Consider the following when determining split points for your database:

  • If your traffic is evenly distributed across the key range, such as when using UUIDs or bit-reversed sequence keys, choose split points that divide the post traffic key space evenly.

  • If your traffic is concentrated on a set of known key ranges, split and isolate those key ranges.

  • If you're expecting traffic on your indexes, use split points on the corresponding index.

  • Interleaved tables are split if split points are added to the parent table. If you're expecting a higher traffic on the interleaved table, be sure to use split points in the corresponding interleaved table.

  • You can allocate the split points to schema objects proportionally to their increased traffic.

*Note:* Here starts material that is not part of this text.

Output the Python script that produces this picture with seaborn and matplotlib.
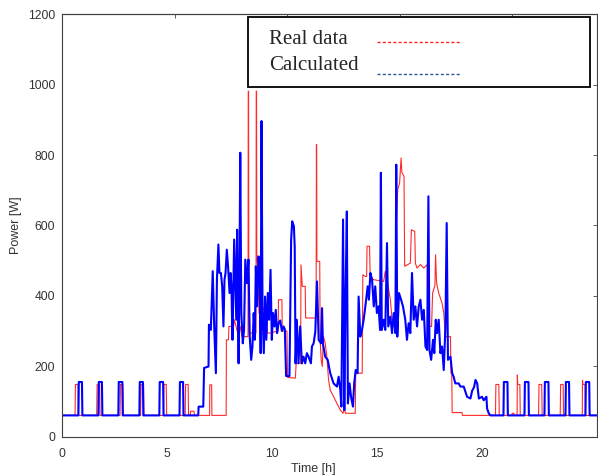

Sample workflow for determining split points

Assume your database has the table structures defined by the following DDL:

CREATE TABLE UserInfo (
 UserId INT64 NOT NULL,
 Info BYTES(MAX),
) PRIMARY KEY (UserId);


CREATE TABLE UserLocationInfo (
 UserId INT64 NOT NULL,
 LocationId STRING(MAX) NOT NULL,
 ActivityData BYTES(MAX),
) PRIMARY KEY (UserId, LocationId), INTERLEAVE IN PARENT UserInfo ON DELETE CASCADE;


CREATE INDEX UsersByLocation ON UserLocationInfo(LocationId);

UserId is a randomly generated hash in the INT64 space, and you need to add a 100 split points to evenly distribute the anticipated increase in traffic on the UserInfo table and its interleaved tables. Because the split points are evenly distributed, you need to find the number of rows, or offset between each split point:

offset = the maximum value of the UserId range / 99

Then, the split points for the table UserInfo are determined from the first row of UserId, or UserId_first. To determine the Nth split point, use the following calculation:

Split point N: UserId_first + (offset * (N-1))

For example, the first split point is UserId_first + (offset * 0) and the third split point is UserId_first + (offset * 2).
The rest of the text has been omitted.